Everywhere you look today, fans and scribes alike are reviewing the merits of the trade bringing Carmelo Anthony to the New York Knicks from Denver. But they're missing an issue that is far more important than where he ended up or who he was traded for.
This move could impact the future for choices players have moving from team to team.
Back in the old days, players were slaves to their teams. If they drafted you, you were their property unless they decided to release or trade you.
Now the players dictate where they want to play, and there is no better example of that than the Miami Heat. LeBron James, Dwyane Wade and Chris Bosh made a pact while playing for the Olympic team that they would try to play for the same club if they could swing it once their deals were done.

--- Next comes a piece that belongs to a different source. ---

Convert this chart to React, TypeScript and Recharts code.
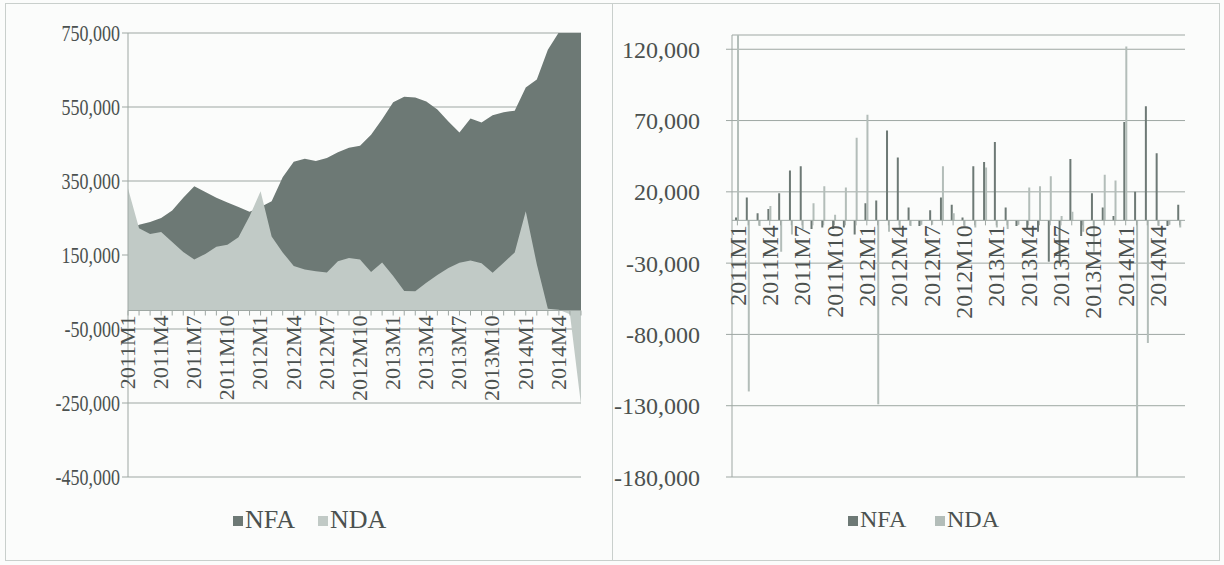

You could call that collusion, and you would be right. You see, it's okay for the players to collude, but don't dare let the owners attempt that or "We'll be seeing you in court."
That happened in the past in baseball when it was determined that the owners got together and agreed not to offer contracts to free agents to try to keep the skyrocketing costs down.
The owners got their lunch handed to them in court, and now the pendulum has swung the other way, with the players running the show and the owners standing there with their d***s in their hands.
Baseball was the first sport that challenged a team's right to determine where a player could perform. Curt Flood refused a trade by the St. Louis Cardinals to the Philadelphia Phillies, saying he didn't want to go there and that he should be able to decide where he wanted to play.
Flood wrote a letter to the baseball commissioner at the time, Bowie Kuhn, saying, "After 12 years in the major leagues, I do not feel that I am a piece of property to be bought and sold irrespective of my wishes."
Kuhn denied his request, and Flood sued him and Major League Baseball, alleging that "the reserve clause violated antitrust laws, as well as the 13th Amendment, which barred slavery and involuntary servitude."
The case went all the way to the Supreme Court, and Flood lost by a 5-3 decision.
Even though he lost, his challenge had an effect on the future of baseball and sports in general.
In 1973, Major League Baseball agreed to federal arbitration of salary demands.
Just two years later, Andy Messersmith and Dave McNally again challenged the reserve clause, and this time, instead of a court of law making the decision, an independent arbitrator ruled in favor of the players and the rest is history.
To show you how far things have come, the baseball minimum went from $6,000 to $10,000 in 1968, when Marvin Miller negotiated the first collective bargaining agreement (CBA) in professional sports.
The past history of sports was tremendously unfair to the players, who, almost to a man, had to work to make ends meet when their season was over.
But is it now fair that the pendulum has swung completely in the other direction?
Players now make salaries that are so prolific that for some, generations can live off the income. For that, can't they suffer the hardship of not playing in their preferred destination?
The Carmelo Anthony trade is a perfect example of that.
The Denver Nuggets wanted to trade him to the New Jersey Nets, but Anthony kiboshed the trade because he wouldn't agree to sign an extension with them. He had already turned down an offer of three years, $65 million from the Nuggets.
Now there is talk that Chris Paul or Deron Williams will be the next star to join the Knicks once their contracts are up.
Players are forming super teams, and the owners are powerless to do anything about it.
What was once unfair for the players is now unfair for the fans of those teams that don't happen to be in attractive locales.
The tickets to games are already through the roof because of the escalation of salaries since the reserve clause was outlawed.
It's bad enough to have to take a loan out to take your family to a game, but for those less fortunate fans of teams that can't keep their star players, it takes the fun out of even watching them anymore.
When you know you don't have a chance before the season starts—or realistically for many teams, ever—it dampens your spirits and alienates you as a fan.
I'm sure everybody is happy for the players, but what nobody seems to realize is that the fans pay for their fabulous lifestyles. If nobody came to the games, they wouldn't be making the money they are now able to command.
While this is a livelihood for the players, it's a distraction for the fans from the doom and gloom most people have experienced in the past few years. When sports becomes like everything else, there is no longer a need for it.
It's easier in basketball to build a super team because of the limited rosters, but it affects all sports. The Yankees are a much more attractive destination than Pittsburgh.
The rich get richer, and the poor...who cares?
Both basketball and football will face labor strife in 2011. It's possible that both sports won't have a season come next fall.
There could be changes in the way teams do business and the freedom that the players have to move around.
While progress is normally considered a good thing, I kind of yearn for my childhood, when players stayed with one team rather than selling their services to the highest bidder. There was a bond between both the fans and the players back then.
Sometimes progress is not all it's cracked up to be.